Goodluck’s request now would authorize liquidation for entries subsequent to the May 2020

Timken Notice at a rate that is not in accordance with a final decision. That not only would defy

the final decision, see 19 U.S.C. § 1516a(e); cf. Andaman Seafood, 34 CIT at 134, 675 F. Supp.

2d at 1369 (“[A]n invalid antidumping determination [cannot] serve as a legal basis for the

imposition of antidumping duties.”), but also would give rise to the undesirable “yo-yo” or “flip-

flop” effect that the Timken court discouraged, 893 F.2d at 342. Under Goodluck’s proposed

reading, merchandise entered during the AR3 POR would have arbitrarily benefitted from a

provisional period in judicial review, and—assuming as a hypothetical that no other AR request

was filed—all other entries would have been liquidated pursuant to a final court decision requiring

a different duty rate. Goodluck’s singular focus on the automatic liquidation instructions of 19

C.F.R. § 351.212(c) is therefore inconsistent with Commerce’s obligations flowing from 19 U.S.C.

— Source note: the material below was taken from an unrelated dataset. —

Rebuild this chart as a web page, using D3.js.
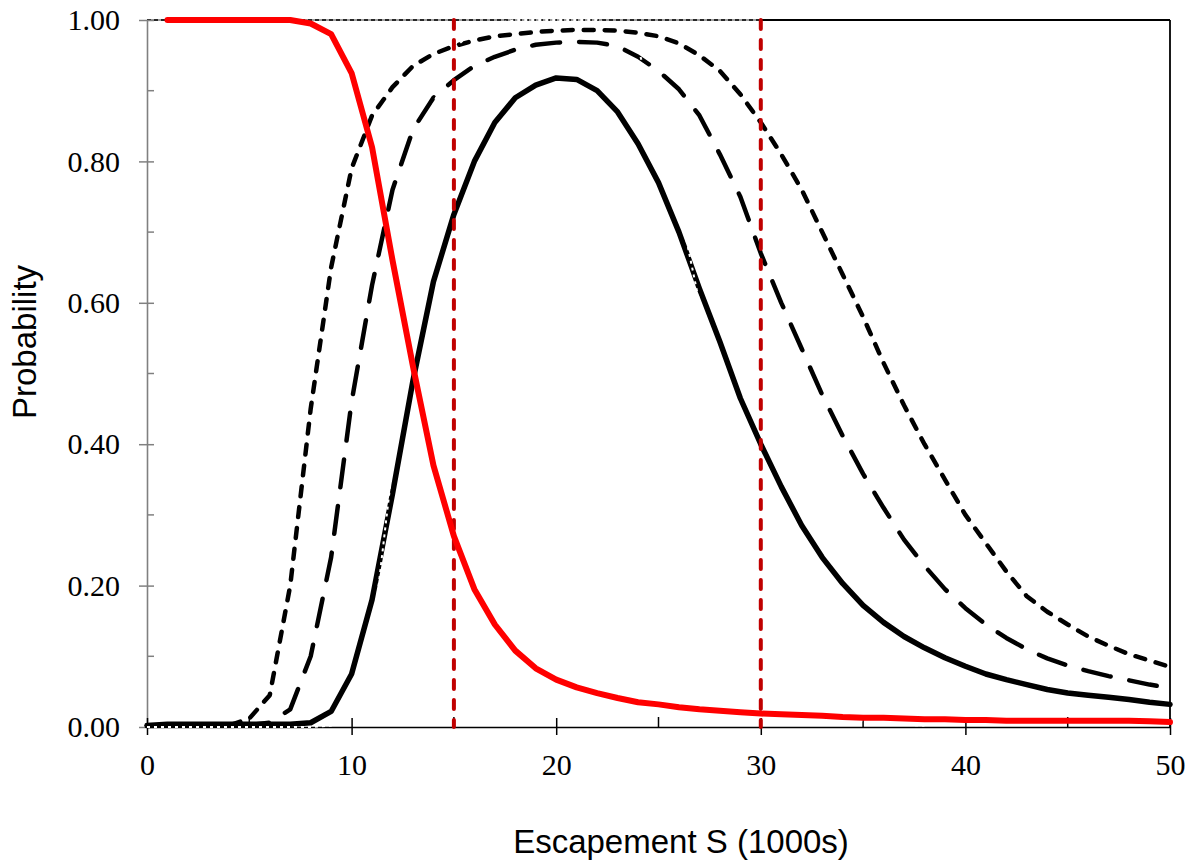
<!DOCTYPE html>
<html><head><meta charset="utf-8">
<script src="https://cdn.jsdelivr.net/npm/d3@7"></script>
<style>html,body{margin:0;padding:0;background:#fff;}svg{display:block;}</style>
</head><body>
<svg id="c" width="1192" height="863"></svg>
<script>
// ---- data ----
const xCats = [0,1,2,3,4,5,6,7,8,9,10,11,12,13,14,15,16,17,18,19,20,21,22,23,24,25,26,27,28,29,30,31,32,33,34,35,36,37,38,39,40,41,42,43,44,45,46,47,48,49,50];
const solidSeries = [0.002,0.004,0.004,0.004,0.004,0.004,0.004,0.004,0.006,0.022,0.075,0.18,0.33,0.49,0.63,0.725,0.80,0.855,0.89,0.908,0.918,0.916,0.90,0.87,0.825,0.77,0.70,0.62,0.545,0.465,0.40,0.34,0.285,0.24,0.203,0.172,0.148,0.128,0.112,0.098,0.086,0.075,0.067,0.06,0.053,0.048,0.045,0.042,0.039,0.035,0.032];
const longDashSeries = [0.002,0.002,0.002,0.002,0.002,0.003,0.006,0.025,0.10,0.24,0.46,0.625,0.76,0.845,0.89,0.915,0.935,0.948,0.958,0.965,0.968,0.969,0.968,0.963,0.948,0.928,0.902,0.865,0.81,0.75,0.67,0.60,0.535,0.47,0.412,0.358,0.31,0.265,0.228,0.195,0.168,0.145,0.126,0.11,0.097,0.087,0.079,0.072,0.066,0.06,0.055];
const shortDashSeries = [0.002,0.002,0.002,0.002,0.002,0.012,0.045,0.20,0.45,0.65,0.79,0.865,0.905,0.935,0.952,0.963,0.971,0.977,0.98,0.983,0.985,0.986,0.986,0.985,0.982,0.977,0.967,0.95,0.928,0.895,0.855,0.81,0.76,0.70,0.64,0.58,0.515,0.455,0.40,0.35,0.30,0.26,0.22,0.185,0.163,0.145,0.128,0.115,0.103,0.094,0.085];
const redX = [1,2,3,4,5,6,7,8,9,10,11,12,13,14,15,16,17,18,19,20,21,22,23,24,25,26,27,28,29,30,31,32,33,34,35,36,37,38,39,40,41,42,43,44,45,46,47,48,49,50];
const redSeries = [1.0,1.0,1.0,1.0,1.0,1.0,1.0,0.995,0.98,0.925,0.82,0.66,0.51,0.37,0.27,0.195,0.145,0.108,0.083,0.067,0.056,0.048,0.041,0.035,0.032,0.028,0.025,0.023,0.021,0.019,0.018,0.017,0.016,0.014,0.013,0.013,0.012,0.011,0.011,0.010,0.010,0.009,0.009,0.009,0.009,0.009,0.009,0.009,0.008,0.007];
// hidden (white) series, visible only where it crosses black lines
const hiddenX = [0,1,2,3,4,5,6,7,8,9,10,11,12,13,14,15,16,17,18,19,20,21,22,23,24,25,26,27,28,29,30,31,32,33,34,35,36,37,38];
const hiddenSeries = [0,0,0,0,0,0,0,0,0,0.002,0.03,0.12,0.37,0.68,0.88,0.96,0.985,0.995,1.0,1.0,1.0,1.0,1.0,0.99,0.96,0.86,0.74,0.60,0.45,0.30,0.18,0.10,0.06,0.03,0.015,0.008,0.005,0.003,0.002];
const topSegX = [0,30];
const topSegY = [1.0,1.0];
const vLinesX = [15,30];
const xTicks = [0,10,20,30,40,50];
const xMinor = [5,15,25,35,45];
const yTicks = [0,0.2,0.4,0.6,0.8,1.0];
const yMinor = [0.1,0.3,0.5,0.7,0.9];
const xTitle = "Escapement S (1000s)";
const yTitle = "Probability";

// ---- layout ----
const L = 147, R = 1170, T = 20, B = 727;
const svg = d3.select("#c");
const x = d3.scaleLinear().domain([0,50]).range([L,R]);
const y = d3.scaleLinear().domain([0,1]).range([B,T]);

// frame: top & right
svg.append("line").attr("x1",L).attr("x2",R).attr("y1",T).attr("y2",T).attr("stroke","#a0a0a0").attr("stroke-width",2);
svg.append("line").attr("x1",x(30)).attr("x2",R).attr("y1",T).attr("y2",T).attr("stroke","#000").attr("stroke-width",1.8);
svg.append("line").attr("x1",R).attr("x2",R).attr("y1",T).attr("y2",B).attr("stroke","#000").attr("stroke-width",1.8);
svg.append("path").datum(topSegX.map((v,i)=>[v,topSegY[i]]))
  .attr("d", d3.line().x(d=>x(d[0])).y(d=>y(d[1])))
  .attr("stroke","#000").attr("stroke-width",1.6).attr("stroke-dasharray","4,3").attr("fill","none");

// left axis (gray)
const yAxis = d3.axisLeft(y).tickValues(yTicks).tickFormat(d3.format(".2f")).tickSize(0).tickPadding(27);
const gy = svg.append("g").attr("transform",`translate(${L},0)`).call(yAxis);
gy.select(".domain").attr("stroke","#808080").attr("stroke-width",1.6);
gy.selectAll("text").attr("font-family","'Liberation Serif', 'Times New Roman', serif").attr("font-size",30).attr("fill","#000");
gy.selectAll(".tick").append("line").attr("x1",-8).attr("x2",7).attr("stroke","#808080").attr("stroke-width",1.5);
svg.append("g").selectAll("line").data(yMinor).join("line")
  .attr("x1",L).attr("x2",L+7).attr("y1",d=>y(d)).attr("y2",d=>y(d)).attr("stroke","#808080").attr("stroke-width",1.5);

// bottom axis (black)
const xAxis = d3.axisBottom(x).tickValues(xTicks).tickFormat(d3.format("d")).tickSize(0).tickPadding(27);
const gx = svg.append("g").attr("transform",`translate(0,${B})`).call(xAxis);
gx.select(".domain").attr("stroke","#000").attr("stroke-width",1.6);
gx.selectAll("text").attr("font-family","'Liberation Serif', 'Times New Roman', serif").attr("font-size",30).attr("fill","#000");
gx.selectAll(".tick").append("line").attr("y1",-9).attr("y2",8).attr("stroke","#000").attr("stroke-width",1.5);
svg.append("g").selectAll("line").data(xMinor).join("line")
  .attr("x1",d=>x(d)).attr("x2",d=>x(d)).attr("y1",B).attr("y2",B-10).attr("stroke","#000").attr("stroke-width",1.5);

// series
const line = d3.line().x(d=>x(d[0])).y(d=>y(d[1]));
function draw(xs, ys, color, width, dash, cap){
  svg.append("path").datum(xs.map((v,i)=>[v,ys[i]])).attr("d",line)
    .attr("fill","none").attr("stroke",color).attr("stroke-width",width)
    .attr("stroke-dasharray",dash||null).attr("stroke-linecap",cap||"round").attr("stroke-linejoin","round");
}
draw(xCats, shortDashSeries, "#000", 4.5, "10,11");
draw(xCats, longDashSeries, "#000", 4.5, "28,19");
draw(xCats, solidSeries, "#000", 5.5, null);
draw(hiddenX, hiddenSeries, "#fff", 2, "3,4", "butt");

// vertical reference lines
svg.append("g").selectAll("line").data(vLinesX).join("line")
  .attr("x1",d=>x(d)).attr("x2",d=>x(d)).attr("y1",y(1)).attr("y2",y(0))
  .attr("stroke","#c00000").attr("stroke-width",4).attr("stroke-dasharray","9,11").attr("stroke-linecap","round");

draw(redX, redSeries, "#ff0000", 6, null);

// titles
svg.append("text").attr("x",681).attr("y",853).attr("text-anchor","middle")
  .attr("font-family","'Liberation Sans', Arial, sans-serif").attr("font-size",33).attr("fill","#000").text(xTitle);
svg.append("text").attr("transform","translate(36,342) rotate(-90)").attr("text-anchor","middle")
  .attr("font-family","'Liberation Sans', Arial, sans-serif").attr("font-size",33).attr("fill","#000").text(yTitle);
</script>
</body></html>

§ 1516a(e). To the extent that Goodluck’s reading of Commerce’s regulation compels liquidation

at the time of entry notwithstanding a Timken notice, it conflicts with the antidumping statute.

And when a regulation and statute come into conflict, the statute must prevail. See Norman v.

United States, 942 F.3d 1111, 1118 (Fed. Cir. 2019); cf. King v. Burwell, 576 U.S. 473, 497 (2015)
Court No. 22-00024                                                                           Page 39

(“In this instance, the [statutory] context and structure . . . compel[s] us to depart from what would

otherwise be the most natural reading of the pertinent statutory phrase.”).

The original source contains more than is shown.